(Data entries)
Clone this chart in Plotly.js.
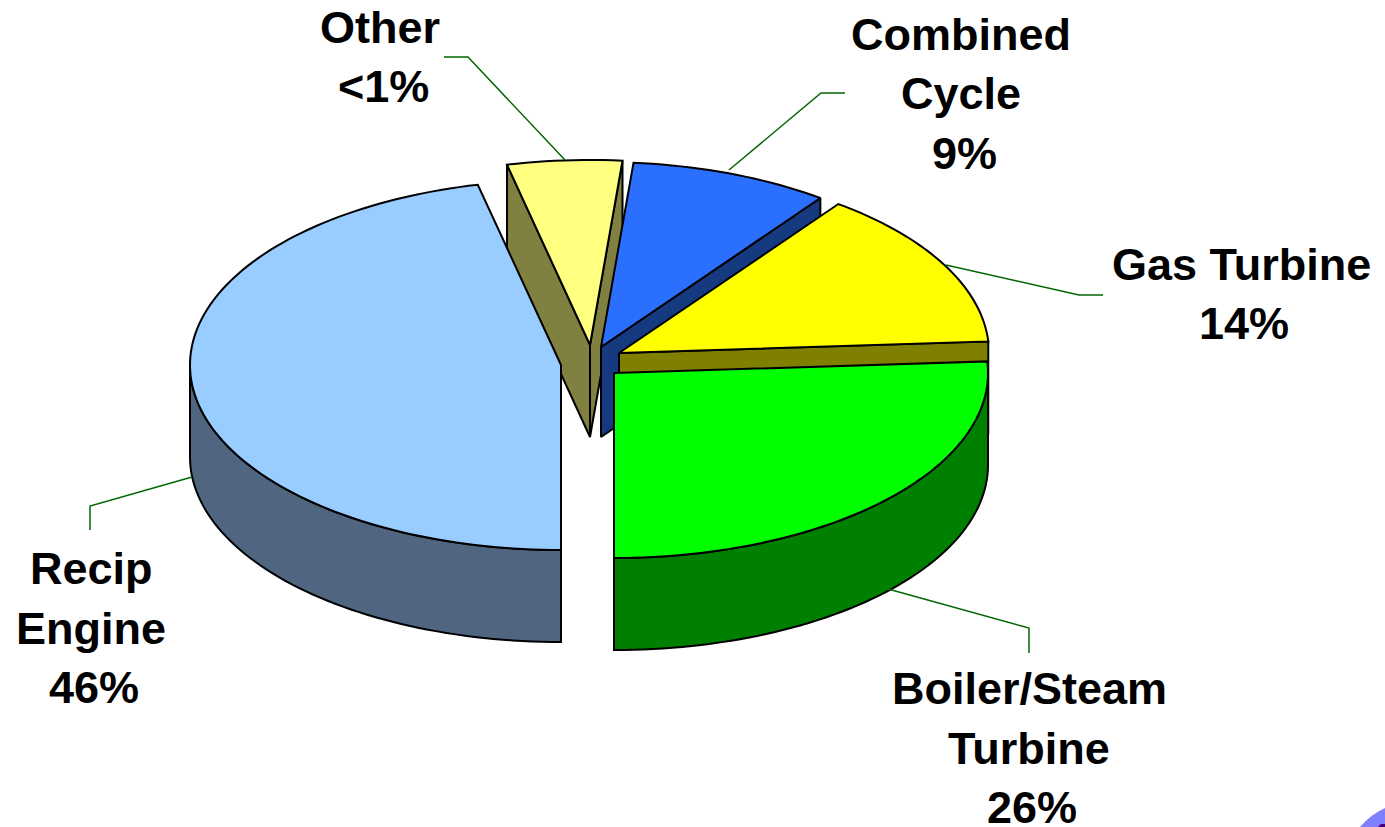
<!DOCTYPE html>
<html>
<head>
<meta charset="utf-8">
<script src="https://cdn.plot.ly/plotly-3.0.1.min.js"></script>
<style>html,body{margin:0;padding:0;background:#fff;overflow:hidden}#chart{width:1385px;height:827px}</style>
</head>
<body>
<div id="chart"></div>
<script>
// Data: clockwise from 6 o'clock, wedge shares as drawn (percent of the circle)
const categories = ['Recip Engine', 'Other', 'Combined Cycle', 'Gas Turbine', 'Boiler/Steam Turbine'];
const wedgeShares = [46.4, 5.0, 8.7, 13.9, 26.0];
const labelTexts = [['Recip', 'Engine', '46%'], ['Other', '<1%'], ['Combined', 'Cycle', '9%'], ['Gas Turbine', '14%'], ['Boiler/Steam', 'Turbine', '26%']];

// Styles
const topColors = ['#99CCFF', '#FFFF80', '#2B6FFF', '#FFFF00', '#00FF00'];
const sideColors = ['#4F6580', '#808040', '#163A80', '#808000', '#008000'];

// Layout of the exploded, tilted pie (pixels of the page)
const centers = [[561, 365], [590, 345], [601, 347], [619, 353], [614, 373]];
const radiiX = [371, 370, 370, 370, 374];
const radiusY = 185;
const depthOf = [92, 92, 90, 92, 92];
const labelAnchors = [[91, 568.5], [380, 27], [961, 34], [1241, 264], [1029, 688.5]];
const lineStep = 59.5;
const percentNudge = 3;
const leaders = [
  [[90, 530], [90, 506], [192, 477]],
  [[444, 57], [468, 57], [565, 160]],
  [[845, 93], [821, 93], [729, 170]],
  [[1103, 295], [1079, 295], [946, 265]],
  [[1029, 653], [1029, 628], [888, 589]]
];

const pt = (i, deg, dy = 0) => {
  const a = deg * Math.PI / 180;
  return [centers[i][0] + radiiX[i] * Math.sin(a), centers[i][1] - radiusY * Math.cos(a) + dy];
};
const arc = (i, from, to, dy = 0) => {
  const n = Math.max(2, Math.ceil(Math.abs(to - from) / 1.5));
  const pts = [];
  for (let k = 0; k <= n; k++) pts.push(pt(i, from + (to - from) * k / n, dy));
  return pts;
};
const poly = (pts, color, name) => ({
  type: 'scatter', mode: 'lines', x: pts.map(p => p[0]).concat(pts[0][0]), y: pts.map(p => p[1]).concat(pts[0][1]),
  fill: 'toself', fillcolor: color, line: {color: '#000', width: 2, simplify: false}, hoverinfo: 'skip', name: name, showlegend: false
});

// Slice angles derived from the shares
const spans = [];
let acc = 180;
wedgeShares.forEach(v => { spans.push([acc, acc + v * 3.6]); acc += v * 3.6; });

const topFace = i => poly([centers[i]].concat(arc(i, spans[i][0], spans[i][1])), topColors[i], categories[i]);
const tip = (i, dy = 0) => [centers[i][0], centers[i][1] + dy];
const cutFace = (i, deg) => poly([tip(i), pt(i, deg), pt(i, deg, depthOf[i]), tip(i, depthOf[i])], sideColors[i], categories[i]);
const rimFace = (i, from, to) => poly(arc(i, from, to).concat(arc(i, to, from, depthOf[i])), sideColors[i], categories[i]);

const [RECIP, OTHER, CC, GAS, BOILER] = [0, 1, 2, 3, 4];
const traces = [
  cutFace(OTHER, spans[OTHER][1]),
  cutFace(OTHER, spans[OTHER][0]),
  topFace(OTHER),
  cutFace(CC, spans[CC][1]),
  topFace(CC),
  cutFace(GAS, spans[GAS][1]),
  topFace(GAS),
  rimFace(RECIP, 180, 270),
  topFace(RECIP),
  rimFace(BOILER, 90, 180),
  topFace(BOILER)
];

const annotations = [];
labelTexts.forEach((lines, i) => lines.forEach((t, j) => annotations.push({
  xref: 'x', yref: 'y',
  x: labelAnchors[i][0] + (t.endsWith('%') ? percentNudge : 0),
  y: labelAnchors[i][1] + j * lineStep,
  text: t.replace('<', '&lt;'), showarrow: false, xanchor: 'center', yanchor: 'middle',
  font: {family: 'Liberation Sans, Arial, sans-serif', size: 45, color: '#000', weight: 700}
})));

const shapes = leaders.map(l => ({
  type: 'path', xref: 'x', yref: 'y', layer: 'above',
  path: 'M' + l.map(p => p.join(',')).join(' L'), line: {color: '#006600', width: 1.5}
}));
// Fragment of decoration in the lower right corner of the slide
shapes.push({type: 'path', xref: 'x', yref: 'y', layer: 'above', fillcolor: '#8080FF', line: {width: 0},
  path: 'M1360,827 Q1370,815 1385,808 L1385,827 Z'});
shapes.push({type: 'path', xref: 'x', yref: 'y', layer: 'above', fillcolor: '#400080', line: {width: 0},
  path: 'M1378,827 L1381,824 L1385,824 L1385,827 Z'});

Plotly.newPlot('chart', traces, {
  width: 1385, height: 827, margin: {l: 0, r: 0, t: 0, b: 0},
  paper_bgcolor: '#fff', plot_bgcolor: '#fff', showlegend: false,
  xaxis: {range: [0, 1385], visible: false, fixedrange: true},
  yaxis: {range: [827, 0], visible: false, fixedrange: true},
  annotations: annotations, shapes: shapes
}, {displayModeBar: false, staticPlot: true});
</script>
</body>
</html>
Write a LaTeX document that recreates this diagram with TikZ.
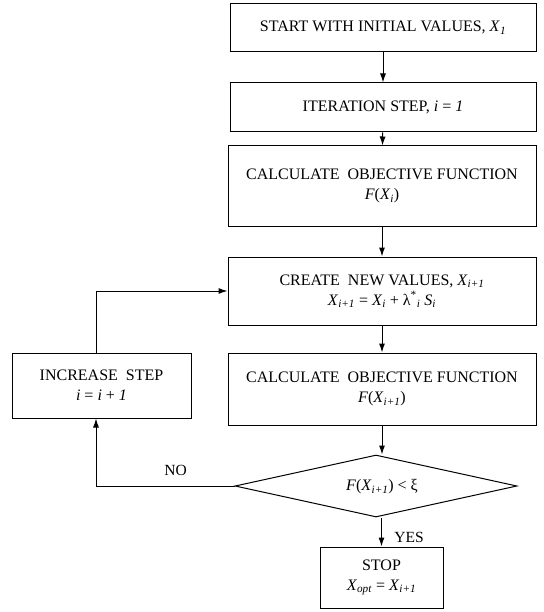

▶ _YOUR INSTRUCTIONS_
Without any pictures, reproduce the lines from the first one in the material through the line that has "spans.push([acc, acc +", exactly as they appear.

▶ _WRITTEN SOLUTION_
Clone this chart in Plotly.js.
<!DOCTYPE html>
<html>
<head>
<meta charset="utf-8">
<script src="https://cdn.plot.ly/plotly-3.0.1.min.js"></script>
<style>html,body{margin:0;padding:0;background:#fff;overflow:hidden}#chart{width:1385px;height:827px}</style>
</head>
<body>
<div id="chart"></div>
<script>
// Data: clockwise from 6 o'clock, wedge shares as drawn (percent of the circle)
const categories = ['Recip Engine', 'Other', 'Combined Cycle', 'Gas Turbine', 'Boiler/Steam Turbine'];
const wedgeShares = [46.4, 5.0, 8.7, 13.9, 26.0];
const labelTexts = [['Recip', 'Engine', '46%'], ['Other', '<1%'], ['Combined', 'Cycle', '9%'], ['Gas Turbine', '14%'], ['Boiler/Steam', 'Turbine', '26%']];

// Styles
const topColors = ['#99CCFF', '#FFFF80', '#2B6FFF', '#FFFF00', '#00FF00'];
const sideColors = ['#4F6580', '#808040', '#163A80', '#808000', '#008000'];

// Layout of the exploded, tilted pie (pixels of the page)
const centers = [[561, 365], [590, 345], [601, 347], [619, 353], [614, 373]];
const radiiX = [371, 370, 370, 370, 374];
const radiusY = 185;
const depthOf = [92, 92, 90, 92, 92];
const labelAnchors = [[91, 568.5], [380, 27], [961, 34], [1241, 264], [1029, 688.5]];
const lineStep = 59.5;
const percentNudge = 3;
const leaders = [
  [[90, 530], [90, 506], [192, 477]],
  [[444, 57], [468, 57], [565, 160]],
  [[845, 93], [821, 93], [729, 170]],
  [[1103, 295], [1079, 295], [946, 265]],
  [[1029, 653], [1029, 628], [888, 589]]
];

const pt = (i, deg, dy = 0) => {
  const a = deg * Math.PI / 180;
  return [centers[i][0] + radiiX[i] * Math.sin(a), centers[i][1] - radiusY * Math.cos(a) + dy];
};
const arc = (i, from, to, dy = 0) => {
  const n = Math.max(2, Math.ceil(Math.abs(to - from) / 1.5));
  const pts = [];
  for (let k = 0; k <= n; k++) pts.push(pt(i, from + (to - from) * k / n, dy));
  return pts;
};
const poly = (pts, color, name) => ({
  type: 'scatter', mode: 'lines', x: pts.map(p => p[0]).concat(pts[0][0]), y: pts.map(p => p[1]).concat(pts[0][1]),
  fill: 'toself', fillcolor: color, line: {color: '#000', width: 2, simplify: false}, hoverinfo: 'skip', name: name, showlegend: false
});

// Slice angles derived from the shares
const spans = [];
let acc = 180;
wedgeShares.forEach(v => { spans.push([acc, acc + v * 3.6]); acc += v * 3.6; });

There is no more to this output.